You might think the first thing we should do is check if the lengths match but this is a bad idea. This will leak the length because an attacker can start with 1 character and keep adding characters until the comparison starts. Not to mention, we’d need to get the lengths using `strlen` and that will leak the length because `strlen` is a O(n) operation. Instead we’ll make the while loop doing the comparison length aware.

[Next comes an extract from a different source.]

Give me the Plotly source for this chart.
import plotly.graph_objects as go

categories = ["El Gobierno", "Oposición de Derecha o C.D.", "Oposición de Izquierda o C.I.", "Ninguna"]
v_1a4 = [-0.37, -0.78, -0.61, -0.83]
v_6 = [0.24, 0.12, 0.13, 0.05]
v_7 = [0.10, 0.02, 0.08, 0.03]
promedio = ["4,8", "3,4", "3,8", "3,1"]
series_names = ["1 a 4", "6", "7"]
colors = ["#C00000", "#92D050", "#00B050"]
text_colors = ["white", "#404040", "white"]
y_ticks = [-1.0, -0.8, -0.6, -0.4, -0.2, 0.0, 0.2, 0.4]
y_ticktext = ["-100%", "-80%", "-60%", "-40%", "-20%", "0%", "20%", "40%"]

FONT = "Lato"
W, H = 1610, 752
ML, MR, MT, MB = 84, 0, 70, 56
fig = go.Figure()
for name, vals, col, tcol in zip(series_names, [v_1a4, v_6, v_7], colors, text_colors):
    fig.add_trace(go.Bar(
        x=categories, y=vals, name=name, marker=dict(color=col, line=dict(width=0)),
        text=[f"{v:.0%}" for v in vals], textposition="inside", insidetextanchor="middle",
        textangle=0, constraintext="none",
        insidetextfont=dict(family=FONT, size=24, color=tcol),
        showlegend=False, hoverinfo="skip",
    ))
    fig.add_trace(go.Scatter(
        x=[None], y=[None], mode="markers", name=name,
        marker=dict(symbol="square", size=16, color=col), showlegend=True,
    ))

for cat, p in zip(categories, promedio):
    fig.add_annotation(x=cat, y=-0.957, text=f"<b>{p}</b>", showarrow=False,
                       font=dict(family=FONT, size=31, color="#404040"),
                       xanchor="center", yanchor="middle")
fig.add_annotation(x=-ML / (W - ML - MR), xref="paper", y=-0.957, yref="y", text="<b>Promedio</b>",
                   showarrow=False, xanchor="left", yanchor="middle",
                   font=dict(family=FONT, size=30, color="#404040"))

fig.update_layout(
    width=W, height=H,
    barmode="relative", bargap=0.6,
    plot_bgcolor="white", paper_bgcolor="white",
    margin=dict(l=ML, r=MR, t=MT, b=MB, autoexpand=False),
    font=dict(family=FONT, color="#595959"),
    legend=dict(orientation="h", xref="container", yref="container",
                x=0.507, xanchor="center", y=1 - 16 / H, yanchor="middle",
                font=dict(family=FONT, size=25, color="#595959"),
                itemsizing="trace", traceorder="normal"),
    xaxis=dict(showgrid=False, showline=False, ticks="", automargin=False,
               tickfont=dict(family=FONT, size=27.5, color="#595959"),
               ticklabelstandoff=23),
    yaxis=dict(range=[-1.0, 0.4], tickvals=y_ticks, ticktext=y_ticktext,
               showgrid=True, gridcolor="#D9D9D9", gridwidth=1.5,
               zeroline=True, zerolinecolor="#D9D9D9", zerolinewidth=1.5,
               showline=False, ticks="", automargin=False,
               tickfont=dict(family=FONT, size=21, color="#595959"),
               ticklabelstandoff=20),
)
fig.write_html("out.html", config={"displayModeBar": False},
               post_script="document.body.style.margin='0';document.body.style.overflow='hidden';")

I have a NULL input check which does leak length but you really shouldn’t be trying to compare NULL in the first place… Additionally I could check if the two pointers are the same but this is a constant time comparison function after all. So we’ll still compare them.

if (s1[i] == '\0')
    break;

We’re always going to go through every character in `s1` no matter the length. Other than the strings not matching, the only other thing an attacker should be able to learn is the length of `s1`. But that’s not a problem because they passed in `s1` to begin with. You’d expect them to know the length of their input.

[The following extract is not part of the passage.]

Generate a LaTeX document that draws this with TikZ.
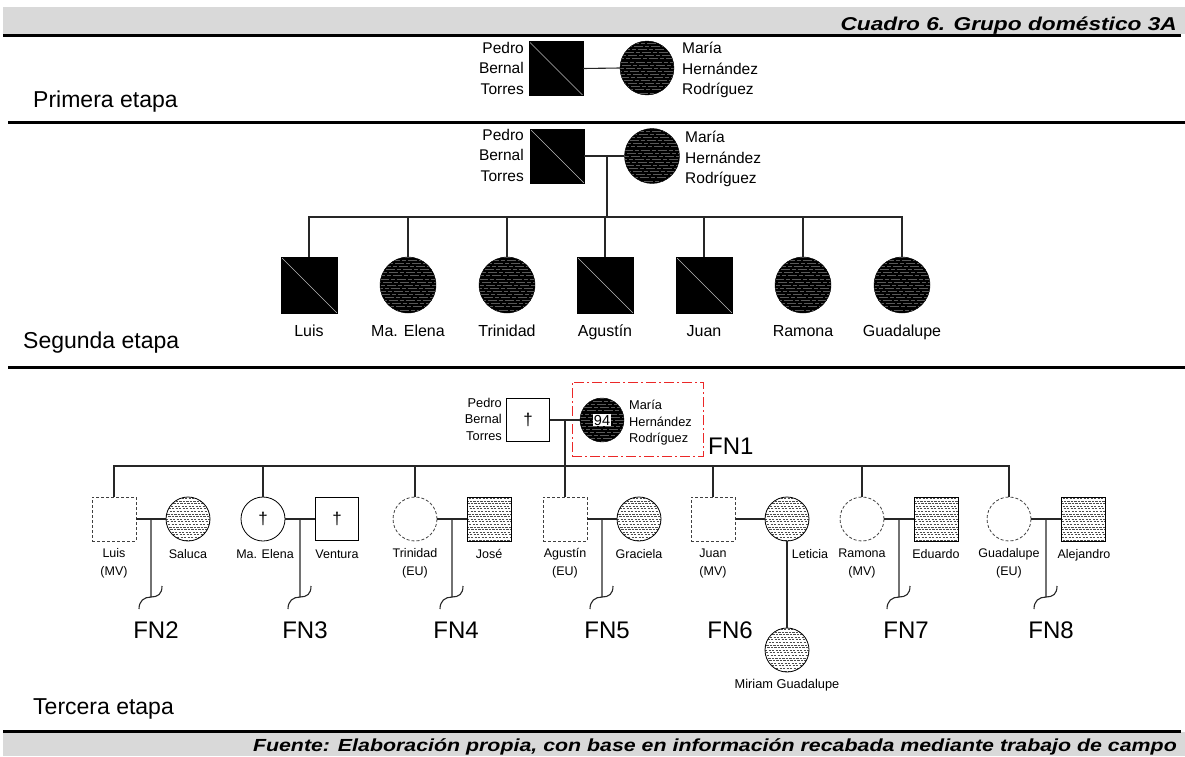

This check and break happens after the comparison to ensure the trailing NULL is part of the comparison. We absolutely need to compare the NULL terminator in order to prevent a sub string match. Even if the `s1` is shorter than `s2` a match won’t be generated because the NULL in `s1` won’t match the character in `s2`.

if (s2[j] != '\0')
    j++;
if (s2[j] == '\0')
    k++;

This is the key to not overrun `s2` if it’s shorter than `s1`. As long as we haven’t hit the end of `s2` we increment `j` to move forward in the comparison. If we’ve hit the end of `s2` we switch to incrementing `k`. We’ll keep comparing the NULL terminator in `s2` to the remaining characters in `s1`. The only reason for `k` is to keep operations balanced. What I mean is each iteration of the loop we’re incrementing `j` to move forward in `s2`. If we stop incrementing `j` the timing of the function changes. `k` ensures there is always an increment operation in every iteration of the loop.

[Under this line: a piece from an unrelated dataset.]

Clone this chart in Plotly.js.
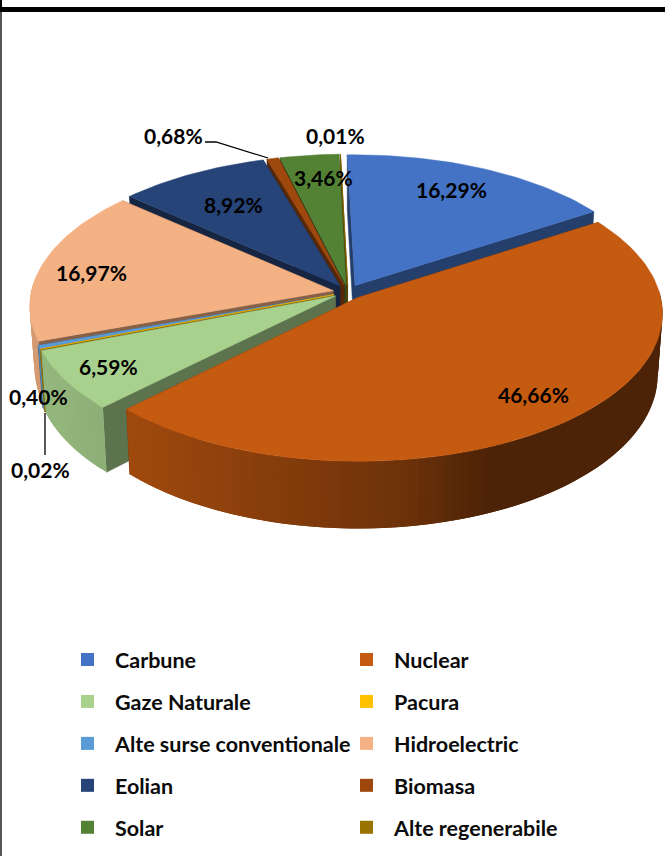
<!DOCTYPE html>
<html><head><meta charset="utf-8">
<script src="https://cdn.plot.ly/plotly-3.0.1.min.js"></script>
<style>html,body{margin:0;padding:0;background:#fff} text{font-variant-ligatures:none}</style></head>
<body><div id="chart" style="width:665px;height:856px"></div>
<script>
const categories = ["Carbune","Nuclear","Gaze Naturale","Pacura","Alte surse conventionale","Hidroelectric","Eolian","Biomasa","Solar","Alte regenerabile"];
const shares = [16.29,46.66,6.59,0.02,0.40,16.97,8.92,0.68,3.46,0.01];
const colors = ["#4472C4","#C55A11","#A9D18E","#FFC000","#5B9BD5","#F4B183","#264478","#9E480E","#548235","#997300"];
const labelX = [451,533,108,40,38,91,233,173,323,335];
const labelY = [189,394,366,469,396,272,204,135,177,135];

// projection of the tilted, exploded pie
const cx=348, cy=292, R=302, K=145.5, persp=0.103, D=60, explode=0.05, startDeg=-1.5, taper=0.015;
const rad=d=>d*Math.PI/180;
function P(wx,wy,h){const p=1/(1-persp*wy);return [cx+R*wx*p*(1-taper*h), cy+K*wy*p+h*D*p];}
function shade(hex,f){
  const n=parseInt(hex.slice(1),16);
  const c=[(n>>16)&255,(n>>8)&255,n&255].map(v=>Math.round(v*f));
  return `rgb(${c[0]},${c[1]},${c[2]})`;
}
function wallFactor(x){
  const xs=[60,130,400,490], fs=[0.87,0.81,0.56,0.385];
  if(x<=xs[0])return fs[0];
  for(let i=1;i<xs.length;i++) if(x<=xs[i]) return fs[i-1]+(fs[i]-fs[i-1])*(x-xs[i-1])/(xs[i]-xs[i-1]);
  return fs[fs.length-1];
}
const traces=[];
function poly(pts,color,lw){
  traces.push({type:'scatter',mode:'lines',x:pts.map(p=>p[0]).concat(pts[0][0]),y:pts.map(p=>p[1]).concat(pts[0][1]),
    fill:'toself',fillcolor:color,line:{color:color,width:lw===undefined?0.5:lw},hoverinfo:'skip',showlegend:false});
}
let acc=0;
const slices=shares.map((v,i)=>{const a=startDeg+acc*3.6;acc+=v;const b=startDeg+acc*3.6;
  return {i,a,b,mid:(a+b)/2};});
const order=slices.slice().sort((s,t)=>(-Math.cos(rad(s.mid)))-(-Math.cos(rad(t.mid))));
order.forEach(s=>{
  const col=colors[s.i];
  const ox=explode*Math.sin(rad(s.mid)), oy=-explode*Math.cos(rad(s.mid));
  const W=t=>[ox+Math.sin(rad(t)), oy-Math.cos(rad(t))];
  const n=Math.max(1,Math.ceil((s.b-s.a)/1.5));
  const ang=[];for(let k=0;k<=n;k++)ang.push(s.a+(s.b-s.a)*k/n);
  const cut=shade(col,0.55);
  // cut faces
  [s.a,s.b].forEach(t=>{const w=W(t);
    poly([P(ox,oy,0),P(w[0],w[1],0),P(w[0],w[1],1),P(ox,oy,1)],cut);});
  // outer wall strips, only those turned towards the viewer; each overlaps the next to hide seams
  for(let k=0;k<n;k++){
    if(-Math.cos(rad((ang[k]+ang[k+1])/2))<-0.05) continue;
    const e=ang[Math.min(n,k+2)];
    const w1=W(ang[k]),w2=W(ang[k+1]),w3=W(e);
    const q=[P(w1[0],w1[1],0),P(w2[0],w2[1],0),P(w3[0],w3[1],0),P(w3[0],w3[1],1),P(w2[0],w2[1],1),P(w1[0],w1[1],1)];
    poly(q,shade(col,wallFactor((q[0][0]+q[1][0])/2)),0);
  }
  // top
  poly([P(ox,oy,0)].concat(ang.map(t=>{const w=W(t);return P(w[0],w[1],0);})),col);
});
// leader lines
const leaderA={x:[205,216,268],y:[142,142,158]};
const leaderB={x:[45,45],y:[413,455]};
[leaderA,leaderB].forEach(l=>traces.push({type:'scatter',mode:'lines',x:l.x,y:l.y,line:{color:'#000',width:1.3},hoverinfo:'skip',showlegend:false}));
// legend entries: two columns
categories.forEach((c,i)=>traces.push({type:'scatter',mode:'markers',x:[null],y:[null],name:c,
  marker:{symbol:'square',size:13,color:colors[i]},showlegend:true,legendgroup:'g'+i,legend:i%2?'legend2':'legend'}));

const family='Lato, "Liberation Sans", sans-serif';
const legendBase={font:{family:family,size:21.5,color:'#0b0b0b',weight:700},bgcolor:'rgba(0,0,0,0)',orientation:'v',itemwidth:45,tracegroupgap:11,xanchor:'left',yanchor:'top',itemclick:false,itemdoubleclick:false};
const annotations=categories.map((c,i)=>({x:labelX[i],y:labelY[i],xref:'x',yref:'y',text:shares[i].toFixed(2).replace('.',',')+'%',
  showarrow:false,xanchor:'center',yanchor:'middle',font:{family:family,size:21,color:'#000',weight:700}}));
const layout={width:665,height:856,margin:{l:0,r:0,t:0,b:0,pad:0},paper_bgcolor:'#fff',plot_bgcolor:'#fff',showlegend:true,
  xaxis:{range:[0,665],visible:false,fixedrange:true},
  yaxis:{range:[856,0],visible:false,fixedrange:true},
  legend:Object.assign({x:60/665,y:1-639/856},legendBase),
  legend2:Object.assign({x:339/665,y:1-639/856},legendBase),
  annotations:annotations,
  shapes:[
    {type:'rect',xref:'x',yref:'y',x0:0,x1:665,y0:7,y1:12,fillcolor:'#000',line:{width:0}},
    {type:'rect',xref:'x',yref:'y',x0:0,x1:2,y0:0,y1:7,fillcolor:'#000',line:{width:0}},
    {type:'rect',xref:'x',yref:'y',x0:0,x1:2,y0:12,y1:856,fillcolor:'#555',line:{width:0}}
  ]};
Plotly.newPlot('chart',traces,layout,{staticPlot:true,displayModeBar:false});
</script></body></html>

There are two `if` statements instead of an `if else` for a very good reason. Modern processors, as well
as compilers, will often optimize for the true branch. Again, this leads to unbalanced operations and a difference int timing. By making it two separate checks we’re, hopefully, preventing it from being optimized.

m |= s1[i]^s2[j];

This is the “industry” standard comparison algorithm I eluded to earlier and not something I came up with. It works by XORing the two characters together (obviously). If they’re the same it will produce 0. If they’re different it will produce something non-zero. That’s saved using an OR. What ends up happening is `m` starts as 0 and if every character matches, ORing 0 with 0 will keep it as 0. As soon as there isn’t a match `m` become non-zero. Using an OR means `m` can never go back to zero once there isn’t a match.

test.c

#include <stdio.h>
#include <string.h>

int main(int argc, char **argv)
{
    char *a = strdup("ABC");
    char *b = strdup("ABC");

    printf("%s\n", str_iseq(a, b)?"true":"false");
    printf("%s\n", str_iseq("ABC", "AB")?"true":"false");
    printf("%s\n", str_iseq("AB", "ABC")?"true":"false");

    free(a);
    free(b);
    return 0;
}

This very simple test app has two allocated strings, `a` and `b` to be 100% sure we’re comparing two different strings. When compiled any constants will be put into the executable once and referenced where needed. Which means that if we set `a` and `b` to a constant “ABC” then they would point to literally the same data. This isn’t a huge problem because `str_iseq` always does a comparison even if the pointers match but if a pointer check were added we might get into a situation where the comparison is skipped during testing. So, allocated strings are used to be 100% sure two different strings with the same characters are compared.

The last two checks are to demonstrate that substrings won’t cause a match. It’s not the most exhaustive set of tests but it’s a good enough demonstration.